Je ne suis pas très optimiste pour les années à venir. Les choses iront sans doute plus mal avant de s’améliorer. Mais, au bout du tunnel, un renouveau viendra — peut-être dans dix ou quinze ans. Je crains simplement de ne pas être là pour le voir.
Enfin, quel message aimeriez-vous adresser aux jeunes lecteurs francophones de Turquie et d’ailleurs ?
Le monde se referme. Là où régnait autrefois une curiosité bienveillante, s’érigent désormais des murs de méfiance. Chaque pays, chaque culture, se replie sur elle-même, craignant l’autre comme une menace plutôt que le reconnaissant comme un frère.
Et pourtant, comprendre l’autre reste la seule manière digne de vivre.
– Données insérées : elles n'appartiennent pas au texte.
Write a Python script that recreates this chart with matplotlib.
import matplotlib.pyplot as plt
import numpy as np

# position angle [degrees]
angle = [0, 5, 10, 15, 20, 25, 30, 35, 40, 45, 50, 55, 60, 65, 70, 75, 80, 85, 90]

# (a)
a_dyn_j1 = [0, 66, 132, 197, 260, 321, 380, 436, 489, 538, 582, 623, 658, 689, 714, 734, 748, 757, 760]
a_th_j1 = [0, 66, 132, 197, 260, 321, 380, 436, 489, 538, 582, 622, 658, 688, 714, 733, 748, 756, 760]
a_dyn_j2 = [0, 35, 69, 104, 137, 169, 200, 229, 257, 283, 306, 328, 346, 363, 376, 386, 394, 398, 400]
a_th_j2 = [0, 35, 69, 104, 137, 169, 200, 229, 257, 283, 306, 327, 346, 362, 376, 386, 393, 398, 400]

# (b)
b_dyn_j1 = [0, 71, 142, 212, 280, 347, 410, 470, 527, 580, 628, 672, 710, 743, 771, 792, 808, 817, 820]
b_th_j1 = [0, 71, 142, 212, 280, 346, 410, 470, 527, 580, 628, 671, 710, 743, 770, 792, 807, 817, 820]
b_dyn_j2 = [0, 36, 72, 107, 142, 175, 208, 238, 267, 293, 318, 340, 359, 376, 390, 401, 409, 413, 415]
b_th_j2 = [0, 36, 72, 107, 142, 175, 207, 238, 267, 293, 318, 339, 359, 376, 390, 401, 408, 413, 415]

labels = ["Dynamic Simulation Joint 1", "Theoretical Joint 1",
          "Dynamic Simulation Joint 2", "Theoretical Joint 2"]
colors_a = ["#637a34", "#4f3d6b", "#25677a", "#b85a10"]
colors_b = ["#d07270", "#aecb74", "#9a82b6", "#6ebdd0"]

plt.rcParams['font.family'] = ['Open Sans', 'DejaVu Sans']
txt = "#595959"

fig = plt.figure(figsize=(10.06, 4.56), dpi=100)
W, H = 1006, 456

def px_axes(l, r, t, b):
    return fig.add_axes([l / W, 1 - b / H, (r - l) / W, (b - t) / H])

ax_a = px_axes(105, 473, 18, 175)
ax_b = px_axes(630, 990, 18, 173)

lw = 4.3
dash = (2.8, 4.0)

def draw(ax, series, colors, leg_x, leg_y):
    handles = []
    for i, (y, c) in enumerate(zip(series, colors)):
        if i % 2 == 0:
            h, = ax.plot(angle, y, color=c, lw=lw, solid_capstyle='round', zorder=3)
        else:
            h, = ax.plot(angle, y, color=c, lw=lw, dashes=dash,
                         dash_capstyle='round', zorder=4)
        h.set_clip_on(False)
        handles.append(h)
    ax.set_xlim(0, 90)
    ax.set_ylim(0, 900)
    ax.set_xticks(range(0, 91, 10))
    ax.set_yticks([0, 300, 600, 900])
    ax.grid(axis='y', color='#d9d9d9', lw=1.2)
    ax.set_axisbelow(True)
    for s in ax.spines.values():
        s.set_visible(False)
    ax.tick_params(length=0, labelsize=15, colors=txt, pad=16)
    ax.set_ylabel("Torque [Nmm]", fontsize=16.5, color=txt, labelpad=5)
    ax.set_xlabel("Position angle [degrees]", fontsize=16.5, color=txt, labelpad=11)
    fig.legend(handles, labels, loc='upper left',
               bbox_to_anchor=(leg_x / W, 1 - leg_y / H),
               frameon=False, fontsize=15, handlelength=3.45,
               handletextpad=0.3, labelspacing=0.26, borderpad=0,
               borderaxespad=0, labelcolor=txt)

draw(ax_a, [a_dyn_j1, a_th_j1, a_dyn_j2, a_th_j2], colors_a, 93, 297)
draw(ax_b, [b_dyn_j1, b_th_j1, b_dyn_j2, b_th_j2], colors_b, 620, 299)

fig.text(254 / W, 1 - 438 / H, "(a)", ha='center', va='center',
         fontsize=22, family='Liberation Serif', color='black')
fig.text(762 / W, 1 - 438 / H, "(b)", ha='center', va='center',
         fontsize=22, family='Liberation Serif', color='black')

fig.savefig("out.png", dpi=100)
Sans cette ouverture, l’humanité se dessèche.
Je crois en la jeunesse. Elle est plus généreuse, plus courageuse que ses aînés. On l’a vu dans les mobilisations pour Gaza, dans sa capacité à s’indigner, à rêver encore d’un monde plus juste. Elle seule peut dépasser la frilosité de ceux qui ont renoncé.
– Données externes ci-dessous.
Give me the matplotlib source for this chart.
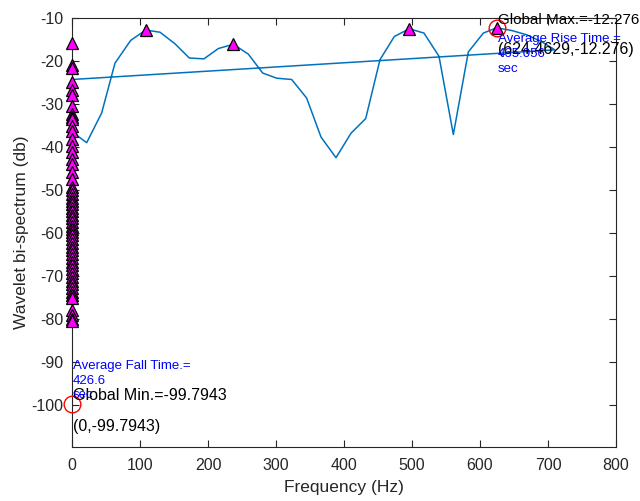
import matplotlib
matplotlib.use("Agg")
import matplotlib.pyplot as plt

plt.rcParams['font.family'] = ['Liberation Sans', 'DejaVu Sans']
plt.rcParams['axes.unicode_minus'] = False

# bi-spectrum curve (Hz, dB)
freq = [0, 21.6, 43.6, 63.2, 86.3, 108.3, 129.4, 151.5, 172.5, 194.0, 215.2,
        237.3, 259.3, 280.4, 301.0, 323.0, 345.0, 366.2, 388.2, 410.3, 431.9,
        452.9, 474.0, 496.0, 517.6, 539.7, 560.8, 582.8, 604.9, 624.4629,
        646.6, 668.7, 690.7, 710.0]
spec_db = [-36.5, -39.0, -32.1, -20.5, -15.2, -12.8, -13.3, -16.0, -19.3, -19.5,
           -17.1, -16.1, -18.4, -22.8, -24.0, -24.3, -28.6, -37.7, -42.5, -36.8,
           -33.4, -19.7, -14.3, -12.5, -13.5, -18.9, -37.1, -17.9, -13.5, -12.276,
           -12.9, -13.9, -15.5, -17.4]

# values sitting at 0 Hz
zero_db = [-24.3, -15.8, -20.9, -21.6, -99.7943, -36.5]

# detected peaks
peak_f = [108.3, 237.3, 496.0, 624.4629]
peak_db = [-12.8, -16.1, -12.5, -12.276]
zero_peaks = [-15.8, -20.9, -21.6, -24.8, -26.7, -27.8, -30.4, -32.4, -33.0,
              -33.6, -35.2, -36.4, -38.2, -39.8, -41.2, -42.8, -44.0, -45.9,
              -47.5, -49.3, -50.1, -51.0, -51.8, -52.6, -53.3, -54.1, -55.0,
              -55.8, -56.6, -57.4, -58.3, -59.1, -59.7, -60.6, -61.5, -62.4,
              -63.2, -64.0, -64.9, -65.8, -66.7, -67.5, -68.4, -69.3, -70.2,
              -71.1, -72.0, -72.9, -73.8, -74.5, -75.2, -78.0, -79.2, -80.0,
              -80.6]

max_f, max_db = 624.4629, -12.276
min_f, min_db = 0, -99.7943
rise_time = '465.056'
fall_time = '426.6'

blue = (0, 0.447, 0.741)
axc = (0.15, 0.15, 0.15)

fig = plt.figure(figsize=(6.4, 5.01), dpi=100)
ax = fig.add_axes([0.1125, 0.108, 0.8500, 0.856])

line_f = [0] * len(zero_db) + freq + [0]
line_db = zero_db + spec_db + [zero_db[0]]
ax.plot(line_f, line_db, color=blue, lw=1.1, zorder=2)

ax.plot([0] * len(zero_peaks), zero_peaks, ls='none', marker='^', ms=8.5,
        mfc='magenta', mec='black', mew=0.9, clip_on=False, zorder=3)
ax.plot(peak_f, peak_db, ls='none', marker='^', ms=8.5,
        mfc='magenta', mec='black', mew=0.9, clip_on=False, zorder=3)

ax.plot([max_f, min_f], [max_db, min_db], ls='none', marker='o', ms=12,
        mfc='none', mec='red', mew=1.0, clip_on=False, zorder=4)

# annotations
ax.text(max_f + 2, -10.5, 'Global Max.=' + str(max_db), fontsize=11,
        va='center', ha='left', color='black', zorder=5)
ax.text(max_f + 2, -17.4, '(' + str(max_f) + ',' + str(max_db) + ')',
        fontsize=11.5, va='center', ha='left', color='black', zorder=5)
ax.text(max_f + 2, -18.4, 'Average Rise Time.=\n' + rise_time + '\nsec',
        fontsize=9.5, va='center', ha='left', color='blue', linespacing=1.32,
        zorder=6)

ax.text(min_f + 1, -94.4, 'Average Fall Time.=\n' + fall_time + '\nsec',
        fontsize=9.5, va='center', ha='left', color='blue', linespacing=1.26,
        zorder=6)
ax.text(min_f + 1, -97.8, 'Global Min.=' + str(min_db), fontsize=11.5,
        va='center', ha='left', color='black', zorder=5)
ax.text(min_f + 1, -105.1, '(' + str(min_f) + ',' + str(min_db) + ')',
        fontsize=11.5, va='center', ha='left', color='black', zorder=5)

ax.set_xlim(0, 800)
ax.set_ylim(-109.7943, -10)
ax.set_xticks(range(0, 801, 100))
ax.set_yticks(range(-100, -9, 10))

ax.tick_params(direction='in', length=5, width=0.8, colors=axc,
               labelsize=11.5, top=True, right=True, labelcolor=axc)
ax.tick_params(axis='x', pad=8)
ax.tick_params(axis='y', pad=6)
for s in ax.spines.values():
    s.set_color(axc)
    s.set_linewidth(0.8)

ax.set_xlabel('Frequency (Hz)', fontsize=12.5, color=axc, labelpad=5)
ax.set_ylabel('Wavelet bi-spectrum (db)', fontsize=12.5, color=axc, labelpad=2)

fig.savefig('out.png', dpi=100)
Aux jeunes lecteurs francophones de Turquie et d’ailleurs, je veux dire : puisez dans la France ce qu’elle a offert de plus noble — liberté, égalité, fraternité. Ces mots ne sont pas des reliques : ils sont des promesses. Mais voyez comme on les oublie… France 24 remplace la fraternité par l’actualité dans son slogan…. Et sans fraternité, la liberté et l’égalité perdent leur âme.
Il nous faut réapprendre à voir en l’autre un autre soi-même. Car on ne frappe pas celui qu’on reconnaît pour frère.
La France a longtemps incarné cet idéal universel. Aujourd’hui, certains de ses dirigeants l’oublient, occupés à se servir plutôt qu’à servir. Et, partout, on me dit :
« Qu’est devenue la France ? »
Ces mots me blessent. Car la France fut un phare — celui des valeurs humaines, de la dignité, du courage moral. Il est temps, non pas de revenir en arrière, mais de renouer avec ces grandes valeurs qui, seules, peuvent rendre le monde à nouveau habitable.